--- Start ENTRIES ---

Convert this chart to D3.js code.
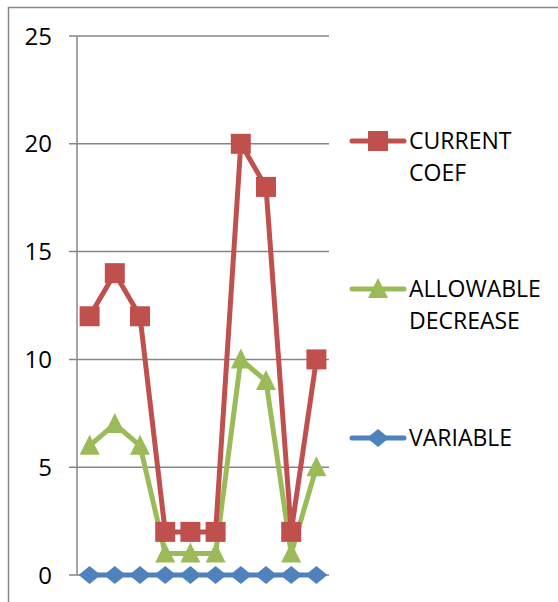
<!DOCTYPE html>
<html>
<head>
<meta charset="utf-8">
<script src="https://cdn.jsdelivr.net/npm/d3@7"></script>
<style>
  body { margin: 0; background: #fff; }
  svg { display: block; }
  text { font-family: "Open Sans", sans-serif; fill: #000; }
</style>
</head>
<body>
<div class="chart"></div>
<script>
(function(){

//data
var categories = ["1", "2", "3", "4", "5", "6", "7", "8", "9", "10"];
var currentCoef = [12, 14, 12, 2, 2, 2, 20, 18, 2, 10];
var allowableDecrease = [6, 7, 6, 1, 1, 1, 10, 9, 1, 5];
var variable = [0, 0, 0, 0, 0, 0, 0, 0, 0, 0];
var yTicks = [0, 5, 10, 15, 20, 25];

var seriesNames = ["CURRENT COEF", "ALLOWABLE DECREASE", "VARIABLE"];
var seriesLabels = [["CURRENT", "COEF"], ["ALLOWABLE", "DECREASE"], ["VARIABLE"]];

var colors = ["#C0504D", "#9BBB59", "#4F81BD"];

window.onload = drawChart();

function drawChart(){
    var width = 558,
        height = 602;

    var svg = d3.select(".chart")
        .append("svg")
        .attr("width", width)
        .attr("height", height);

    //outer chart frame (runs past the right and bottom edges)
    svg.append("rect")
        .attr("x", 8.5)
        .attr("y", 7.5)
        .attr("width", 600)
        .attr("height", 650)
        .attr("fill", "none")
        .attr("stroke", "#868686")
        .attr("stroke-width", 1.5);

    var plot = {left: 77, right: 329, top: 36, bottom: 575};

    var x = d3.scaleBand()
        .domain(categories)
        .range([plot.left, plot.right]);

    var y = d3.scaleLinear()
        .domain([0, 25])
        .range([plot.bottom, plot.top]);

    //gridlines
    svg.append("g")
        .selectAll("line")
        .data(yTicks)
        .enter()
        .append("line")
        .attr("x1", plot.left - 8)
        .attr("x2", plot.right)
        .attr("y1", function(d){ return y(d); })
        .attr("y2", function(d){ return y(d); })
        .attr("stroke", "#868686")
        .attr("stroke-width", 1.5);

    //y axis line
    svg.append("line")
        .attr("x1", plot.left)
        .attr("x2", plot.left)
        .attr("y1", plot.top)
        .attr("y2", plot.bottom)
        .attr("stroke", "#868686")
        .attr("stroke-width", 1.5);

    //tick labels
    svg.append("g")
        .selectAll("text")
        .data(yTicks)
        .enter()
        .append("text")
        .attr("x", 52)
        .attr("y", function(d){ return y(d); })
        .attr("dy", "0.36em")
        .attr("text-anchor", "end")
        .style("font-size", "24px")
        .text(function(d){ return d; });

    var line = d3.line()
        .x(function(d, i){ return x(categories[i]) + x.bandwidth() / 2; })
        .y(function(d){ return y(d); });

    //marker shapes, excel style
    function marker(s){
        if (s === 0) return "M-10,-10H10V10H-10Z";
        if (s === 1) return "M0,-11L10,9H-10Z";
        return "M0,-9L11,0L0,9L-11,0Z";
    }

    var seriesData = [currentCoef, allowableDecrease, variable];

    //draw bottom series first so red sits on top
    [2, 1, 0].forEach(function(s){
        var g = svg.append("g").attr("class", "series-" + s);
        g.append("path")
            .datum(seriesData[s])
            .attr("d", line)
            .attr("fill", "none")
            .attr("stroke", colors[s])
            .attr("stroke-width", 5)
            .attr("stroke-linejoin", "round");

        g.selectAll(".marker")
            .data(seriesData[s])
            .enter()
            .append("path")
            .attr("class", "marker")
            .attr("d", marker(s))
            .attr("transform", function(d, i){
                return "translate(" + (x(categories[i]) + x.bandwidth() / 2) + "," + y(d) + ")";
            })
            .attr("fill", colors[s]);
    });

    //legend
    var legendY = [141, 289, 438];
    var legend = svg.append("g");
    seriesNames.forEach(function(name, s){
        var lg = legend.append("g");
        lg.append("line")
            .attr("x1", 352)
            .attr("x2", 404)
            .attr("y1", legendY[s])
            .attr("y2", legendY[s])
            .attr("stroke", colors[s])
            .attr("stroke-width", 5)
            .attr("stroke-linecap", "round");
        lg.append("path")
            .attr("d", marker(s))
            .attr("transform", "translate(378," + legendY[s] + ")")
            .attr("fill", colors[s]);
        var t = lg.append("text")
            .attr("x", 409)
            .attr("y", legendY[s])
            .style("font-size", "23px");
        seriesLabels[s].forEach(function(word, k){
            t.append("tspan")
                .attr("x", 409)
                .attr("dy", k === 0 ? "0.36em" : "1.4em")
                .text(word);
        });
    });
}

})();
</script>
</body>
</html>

--- End ENTRIES ---
--- Start ENTRIES ---

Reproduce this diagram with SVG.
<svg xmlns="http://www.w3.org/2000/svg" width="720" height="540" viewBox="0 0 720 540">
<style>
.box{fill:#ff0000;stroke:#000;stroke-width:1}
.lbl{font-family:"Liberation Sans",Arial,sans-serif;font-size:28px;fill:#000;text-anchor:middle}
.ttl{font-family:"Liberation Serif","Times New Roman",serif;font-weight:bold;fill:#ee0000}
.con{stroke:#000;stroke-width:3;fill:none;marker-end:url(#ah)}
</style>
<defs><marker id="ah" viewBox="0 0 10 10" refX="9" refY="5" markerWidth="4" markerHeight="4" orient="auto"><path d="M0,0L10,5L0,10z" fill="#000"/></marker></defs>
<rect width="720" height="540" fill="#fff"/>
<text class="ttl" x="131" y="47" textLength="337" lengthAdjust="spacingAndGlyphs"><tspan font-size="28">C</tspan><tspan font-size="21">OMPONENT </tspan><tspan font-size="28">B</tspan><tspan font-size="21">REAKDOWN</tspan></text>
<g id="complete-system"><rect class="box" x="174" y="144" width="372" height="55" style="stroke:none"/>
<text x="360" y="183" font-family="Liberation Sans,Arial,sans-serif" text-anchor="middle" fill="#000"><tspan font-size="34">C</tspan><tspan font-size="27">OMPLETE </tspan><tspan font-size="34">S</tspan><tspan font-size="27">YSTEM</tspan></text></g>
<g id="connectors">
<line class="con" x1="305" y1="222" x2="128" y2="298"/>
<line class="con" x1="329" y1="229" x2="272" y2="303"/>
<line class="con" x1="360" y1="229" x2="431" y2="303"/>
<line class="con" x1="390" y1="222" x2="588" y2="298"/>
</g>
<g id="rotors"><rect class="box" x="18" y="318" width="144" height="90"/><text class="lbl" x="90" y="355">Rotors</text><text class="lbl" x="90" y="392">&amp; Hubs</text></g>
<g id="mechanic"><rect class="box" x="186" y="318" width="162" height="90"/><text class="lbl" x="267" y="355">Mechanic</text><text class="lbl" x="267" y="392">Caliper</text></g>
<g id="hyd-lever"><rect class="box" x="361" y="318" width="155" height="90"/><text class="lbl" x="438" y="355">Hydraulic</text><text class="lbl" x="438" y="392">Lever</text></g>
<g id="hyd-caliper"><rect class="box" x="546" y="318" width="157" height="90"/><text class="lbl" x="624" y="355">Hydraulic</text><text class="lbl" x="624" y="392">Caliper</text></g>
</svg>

--- End ENTRIES ---
--- Start ENTRIES ---

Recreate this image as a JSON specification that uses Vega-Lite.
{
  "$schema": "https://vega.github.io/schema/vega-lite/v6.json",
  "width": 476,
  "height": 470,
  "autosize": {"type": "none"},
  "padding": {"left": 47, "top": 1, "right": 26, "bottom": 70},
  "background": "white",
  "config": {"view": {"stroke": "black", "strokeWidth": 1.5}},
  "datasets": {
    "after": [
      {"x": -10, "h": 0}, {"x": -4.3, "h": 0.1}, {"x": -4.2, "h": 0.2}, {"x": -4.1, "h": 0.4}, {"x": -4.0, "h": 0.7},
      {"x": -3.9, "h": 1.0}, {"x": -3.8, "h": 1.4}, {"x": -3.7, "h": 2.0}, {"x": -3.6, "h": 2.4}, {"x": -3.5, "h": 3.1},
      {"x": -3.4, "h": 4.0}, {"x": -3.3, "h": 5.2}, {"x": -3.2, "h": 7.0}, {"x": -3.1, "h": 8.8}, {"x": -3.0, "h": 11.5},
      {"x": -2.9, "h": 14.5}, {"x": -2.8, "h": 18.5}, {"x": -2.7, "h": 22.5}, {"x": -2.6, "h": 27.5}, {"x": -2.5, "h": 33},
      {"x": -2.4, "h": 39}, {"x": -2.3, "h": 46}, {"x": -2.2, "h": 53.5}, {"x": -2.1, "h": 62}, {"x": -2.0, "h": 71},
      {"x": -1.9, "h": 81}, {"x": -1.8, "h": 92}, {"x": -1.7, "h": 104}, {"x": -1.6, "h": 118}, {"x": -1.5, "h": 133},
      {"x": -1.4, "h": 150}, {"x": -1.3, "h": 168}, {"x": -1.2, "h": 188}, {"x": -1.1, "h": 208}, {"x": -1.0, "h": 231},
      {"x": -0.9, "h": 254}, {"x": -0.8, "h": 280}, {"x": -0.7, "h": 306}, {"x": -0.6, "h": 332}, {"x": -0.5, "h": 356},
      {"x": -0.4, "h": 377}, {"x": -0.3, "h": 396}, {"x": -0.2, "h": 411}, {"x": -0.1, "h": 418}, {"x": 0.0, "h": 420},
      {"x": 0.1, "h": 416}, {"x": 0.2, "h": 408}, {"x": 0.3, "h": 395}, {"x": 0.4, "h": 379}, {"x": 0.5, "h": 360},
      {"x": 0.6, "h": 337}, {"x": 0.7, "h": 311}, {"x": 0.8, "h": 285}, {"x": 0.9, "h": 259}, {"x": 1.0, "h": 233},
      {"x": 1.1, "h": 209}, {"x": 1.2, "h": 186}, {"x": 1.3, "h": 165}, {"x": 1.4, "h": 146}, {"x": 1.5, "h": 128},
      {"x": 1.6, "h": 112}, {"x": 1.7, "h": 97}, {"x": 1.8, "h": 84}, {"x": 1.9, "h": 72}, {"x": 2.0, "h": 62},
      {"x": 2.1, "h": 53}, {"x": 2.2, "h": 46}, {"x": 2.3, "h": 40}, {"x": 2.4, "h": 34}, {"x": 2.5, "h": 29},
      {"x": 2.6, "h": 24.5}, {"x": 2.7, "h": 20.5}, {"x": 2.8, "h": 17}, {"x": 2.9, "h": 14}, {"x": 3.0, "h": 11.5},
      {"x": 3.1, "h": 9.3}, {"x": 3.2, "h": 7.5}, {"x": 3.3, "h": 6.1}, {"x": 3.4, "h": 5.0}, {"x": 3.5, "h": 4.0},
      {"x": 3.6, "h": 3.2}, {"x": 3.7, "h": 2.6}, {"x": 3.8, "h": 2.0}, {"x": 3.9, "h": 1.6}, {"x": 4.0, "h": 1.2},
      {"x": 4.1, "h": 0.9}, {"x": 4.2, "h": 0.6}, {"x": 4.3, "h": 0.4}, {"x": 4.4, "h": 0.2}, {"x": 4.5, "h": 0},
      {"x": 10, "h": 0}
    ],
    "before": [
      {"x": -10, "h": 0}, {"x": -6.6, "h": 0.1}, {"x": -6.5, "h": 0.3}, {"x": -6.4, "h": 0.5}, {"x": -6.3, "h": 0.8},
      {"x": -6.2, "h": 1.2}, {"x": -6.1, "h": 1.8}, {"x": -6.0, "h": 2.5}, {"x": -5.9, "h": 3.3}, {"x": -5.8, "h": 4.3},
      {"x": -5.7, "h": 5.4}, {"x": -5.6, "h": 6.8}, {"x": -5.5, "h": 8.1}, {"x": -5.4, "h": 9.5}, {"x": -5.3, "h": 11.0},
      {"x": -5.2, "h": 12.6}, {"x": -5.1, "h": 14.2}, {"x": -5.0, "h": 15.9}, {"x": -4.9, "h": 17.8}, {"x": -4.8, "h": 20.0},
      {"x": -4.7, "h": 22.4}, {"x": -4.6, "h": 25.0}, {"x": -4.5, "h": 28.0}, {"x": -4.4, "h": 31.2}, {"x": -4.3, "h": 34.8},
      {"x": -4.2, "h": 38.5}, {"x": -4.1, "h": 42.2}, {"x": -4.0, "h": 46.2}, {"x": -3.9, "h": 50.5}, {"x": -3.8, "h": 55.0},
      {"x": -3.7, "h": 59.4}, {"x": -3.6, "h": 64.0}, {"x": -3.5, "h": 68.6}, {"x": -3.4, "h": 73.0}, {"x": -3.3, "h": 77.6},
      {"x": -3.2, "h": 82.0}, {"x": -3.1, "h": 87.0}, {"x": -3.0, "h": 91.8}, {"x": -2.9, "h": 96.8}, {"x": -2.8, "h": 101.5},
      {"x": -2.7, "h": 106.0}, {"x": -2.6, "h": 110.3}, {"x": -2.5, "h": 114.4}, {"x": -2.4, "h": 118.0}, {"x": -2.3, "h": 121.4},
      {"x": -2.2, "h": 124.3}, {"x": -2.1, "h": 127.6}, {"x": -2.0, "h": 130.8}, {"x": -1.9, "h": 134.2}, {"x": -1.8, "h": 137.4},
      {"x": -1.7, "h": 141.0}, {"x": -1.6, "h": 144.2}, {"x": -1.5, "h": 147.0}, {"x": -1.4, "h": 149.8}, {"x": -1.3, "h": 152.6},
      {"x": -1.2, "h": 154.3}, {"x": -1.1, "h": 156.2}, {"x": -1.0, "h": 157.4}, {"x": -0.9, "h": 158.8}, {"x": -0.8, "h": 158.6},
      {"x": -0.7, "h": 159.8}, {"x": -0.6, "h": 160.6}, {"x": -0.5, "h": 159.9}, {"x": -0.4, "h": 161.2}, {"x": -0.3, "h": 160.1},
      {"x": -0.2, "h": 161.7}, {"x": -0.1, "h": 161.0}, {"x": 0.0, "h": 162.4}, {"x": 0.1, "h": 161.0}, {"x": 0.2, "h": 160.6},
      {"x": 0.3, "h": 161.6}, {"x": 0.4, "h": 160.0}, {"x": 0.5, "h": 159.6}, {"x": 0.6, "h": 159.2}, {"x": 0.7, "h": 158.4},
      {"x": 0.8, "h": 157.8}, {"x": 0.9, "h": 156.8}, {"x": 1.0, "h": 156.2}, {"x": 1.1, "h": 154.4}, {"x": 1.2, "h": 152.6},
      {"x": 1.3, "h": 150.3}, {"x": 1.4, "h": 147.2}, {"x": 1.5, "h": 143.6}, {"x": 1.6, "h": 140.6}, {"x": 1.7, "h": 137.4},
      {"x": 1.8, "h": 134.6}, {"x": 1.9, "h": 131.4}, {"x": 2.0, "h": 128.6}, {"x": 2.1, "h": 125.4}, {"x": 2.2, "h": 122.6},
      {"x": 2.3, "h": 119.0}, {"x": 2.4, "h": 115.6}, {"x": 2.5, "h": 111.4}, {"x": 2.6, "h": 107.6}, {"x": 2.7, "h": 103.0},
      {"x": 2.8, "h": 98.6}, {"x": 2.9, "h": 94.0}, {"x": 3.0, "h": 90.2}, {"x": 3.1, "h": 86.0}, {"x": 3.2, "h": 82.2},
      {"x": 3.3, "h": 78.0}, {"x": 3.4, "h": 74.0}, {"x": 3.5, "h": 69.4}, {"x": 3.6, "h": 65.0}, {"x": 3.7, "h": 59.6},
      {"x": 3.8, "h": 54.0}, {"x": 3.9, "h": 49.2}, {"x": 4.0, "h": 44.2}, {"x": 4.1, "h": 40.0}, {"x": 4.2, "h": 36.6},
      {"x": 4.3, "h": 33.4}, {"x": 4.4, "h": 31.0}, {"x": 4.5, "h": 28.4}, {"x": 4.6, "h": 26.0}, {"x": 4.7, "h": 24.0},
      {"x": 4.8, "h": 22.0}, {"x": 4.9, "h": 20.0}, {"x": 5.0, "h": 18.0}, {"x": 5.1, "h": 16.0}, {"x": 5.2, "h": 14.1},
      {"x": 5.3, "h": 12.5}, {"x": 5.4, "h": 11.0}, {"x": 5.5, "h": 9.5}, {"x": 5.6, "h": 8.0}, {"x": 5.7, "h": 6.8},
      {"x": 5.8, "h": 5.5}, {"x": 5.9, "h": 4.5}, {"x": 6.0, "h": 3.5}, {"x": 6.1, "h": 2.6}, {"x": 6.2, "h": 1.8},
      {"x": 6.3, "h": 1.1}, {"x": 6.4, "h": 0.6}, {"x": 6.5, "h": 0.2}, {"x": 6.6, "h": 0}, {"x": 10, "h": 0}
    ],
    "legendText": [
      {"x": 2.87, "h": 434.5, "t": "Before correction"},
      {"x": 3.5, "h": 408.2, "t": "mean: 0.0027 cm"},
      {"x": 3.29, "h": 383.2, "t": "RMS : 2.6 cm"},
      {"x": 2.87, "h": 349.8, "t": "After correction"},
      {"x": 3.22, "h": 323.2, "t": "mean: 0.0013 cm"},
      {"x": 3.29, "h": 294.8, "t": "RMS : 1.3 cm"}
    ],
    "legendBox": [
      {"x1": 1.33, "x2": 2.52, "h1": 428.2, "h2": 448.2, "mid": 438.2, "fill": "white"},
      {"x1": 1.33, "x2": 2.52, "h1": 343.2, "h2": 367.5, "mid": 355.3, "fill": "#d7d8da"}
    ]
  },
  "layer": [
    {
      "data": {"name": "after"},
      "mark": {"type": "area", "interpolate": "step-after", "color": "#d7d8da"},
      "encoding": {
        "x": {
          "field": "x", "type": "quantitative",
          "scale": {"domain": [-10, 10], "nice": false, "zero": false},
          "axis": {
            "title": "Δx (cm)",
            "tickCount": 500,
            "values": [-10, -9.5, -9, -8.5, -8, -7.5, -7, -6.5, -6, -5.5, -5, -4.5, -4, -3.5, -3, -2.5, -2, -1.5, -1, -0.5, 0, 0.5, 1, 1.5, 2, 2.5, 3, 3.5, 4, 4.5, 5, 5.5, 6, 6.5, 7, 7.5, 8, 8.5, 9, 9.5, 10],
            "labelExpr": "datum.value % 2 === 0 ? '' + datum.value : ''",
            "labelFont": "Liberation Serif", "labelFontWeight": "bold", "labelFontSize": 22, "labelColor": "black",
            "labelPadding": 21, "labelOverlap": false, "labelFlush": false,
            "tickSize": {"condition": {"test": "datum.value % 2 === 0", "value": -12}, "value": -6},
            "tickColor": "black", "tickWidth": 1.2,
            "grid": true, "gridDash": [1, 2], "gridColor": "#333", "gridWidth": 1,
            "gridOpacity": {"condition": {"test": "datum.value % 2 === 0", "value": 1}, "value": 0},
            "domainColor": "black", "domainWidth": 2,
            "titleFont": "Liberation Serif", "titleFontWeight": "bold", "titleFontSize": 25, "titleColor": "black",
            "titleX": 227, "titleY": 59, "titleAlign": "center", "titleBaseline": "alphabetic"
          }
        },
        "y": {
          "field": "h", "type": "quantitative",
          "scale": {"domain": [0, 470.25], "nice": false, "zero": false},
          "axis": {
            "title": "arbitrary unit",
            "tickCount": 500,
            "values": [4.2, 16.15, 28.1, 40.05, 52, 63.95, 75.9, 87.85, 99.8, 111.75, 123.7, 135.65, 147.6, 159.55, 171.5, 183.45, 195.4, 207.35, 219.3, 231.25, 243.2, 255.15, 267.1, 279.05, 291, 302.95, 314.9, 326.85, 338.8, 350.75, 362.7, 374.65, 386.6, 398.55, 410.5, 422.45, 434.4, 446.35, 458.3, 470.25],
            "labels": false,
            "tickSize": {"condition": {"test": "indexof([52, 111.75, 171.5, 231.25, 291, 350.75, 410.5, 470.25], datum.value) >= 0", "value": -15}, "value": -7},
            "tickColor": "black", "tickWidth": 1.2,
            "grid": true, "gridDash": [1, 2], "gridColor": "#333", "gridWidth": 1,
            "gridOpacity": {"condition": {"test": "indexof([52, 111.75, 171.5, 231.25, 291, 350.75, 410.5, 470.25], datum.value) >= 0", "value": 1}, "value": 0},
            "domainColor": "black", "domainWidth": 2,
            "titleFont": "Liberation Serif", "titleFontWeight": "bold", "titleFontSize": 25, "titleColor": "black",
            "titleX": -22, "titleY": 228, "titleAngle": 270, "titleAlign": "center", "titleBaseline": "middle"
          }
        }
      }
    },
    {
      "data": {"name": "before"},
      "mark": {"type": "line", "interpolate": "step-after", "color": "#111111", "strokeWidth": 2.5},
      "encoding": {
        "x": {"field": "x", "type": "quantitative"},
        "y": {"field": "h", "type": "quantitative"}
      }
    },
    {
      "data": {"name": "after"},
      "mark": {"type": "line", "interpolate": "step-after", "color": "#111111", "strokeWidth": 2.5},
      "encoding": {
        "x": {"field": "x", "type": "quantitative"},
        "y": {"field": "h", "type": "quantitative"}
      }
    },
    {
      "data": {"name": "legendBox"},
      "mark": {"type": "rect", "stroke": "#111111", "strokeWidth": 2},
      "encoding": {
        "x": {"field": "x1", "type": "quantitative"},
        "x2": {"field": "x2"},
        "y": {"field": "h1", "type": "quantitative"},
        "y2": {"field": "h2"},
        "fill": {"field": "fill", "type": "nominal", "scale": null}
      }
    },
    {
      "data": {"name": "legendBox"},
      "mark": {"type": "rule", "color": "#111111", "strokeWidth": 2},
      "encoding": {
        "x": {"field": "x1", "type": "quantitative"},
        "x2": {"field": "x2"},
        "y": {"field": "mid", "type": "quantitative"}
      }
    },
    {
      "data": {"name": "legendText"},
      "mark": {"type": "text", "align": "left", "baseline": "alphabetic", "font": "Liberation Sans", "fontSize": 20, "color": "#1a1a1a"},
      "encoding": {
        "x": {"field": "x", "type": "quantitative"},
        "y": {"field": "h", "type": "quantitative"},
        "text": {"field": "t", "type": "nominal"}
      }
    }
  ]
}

--- End ENTRIES ---

WHAT TO WORK ON =>
Reproduce exactly the lines above starting at the line containing "Convert this chart to D3.js code." and ending at the line containing "window.onload = drawChart();", including both, but not the pictures.

SOLUTION BELOW =>
Convert this chart to D3.js code.
<!DOCTYPE html>
<html>
<head>
<meta charset="utf-8">
<script src="https://cdn.jsdelivr.net/npm/d3@7"></script>
<style>
  body { margin: 0; background: #fff; }
  svg { display: block; }
  text { font-family: "Open Sans", sans-serif; fill: #000; }
</style>
</head>
<body>
<div class="chart"></div>
<script>
(function(){

//data
var categories = ["1", "2", "3", "4", "5", "6", "7", "8", "9", "10"];
var currentCoef = [12, 14, 12, 2, 2, 2, 20, 18, 2, 10];
var allowableDecrease = [6, 7, 6, 1, 1, 1, 10, 9, 1, 5];
var variable = [0, 0, 0, 0, 0, 0, 0, 0, 0, 0];
var yTicks = [0, 5, 10, 15, 20, 25];

var seriesNames = ["CURRENT COEF", "ALLOWABLE DECREASE", "VARIABLE"];
var seriesLabels = [["CURRENT", "COEF"], ["ALLOWABLE", "DECREASE"], ["VARIABLE"]];

var colors = ["#C0504D", "#9BBB59", "#4F81BD"];

window.onload = drawChart();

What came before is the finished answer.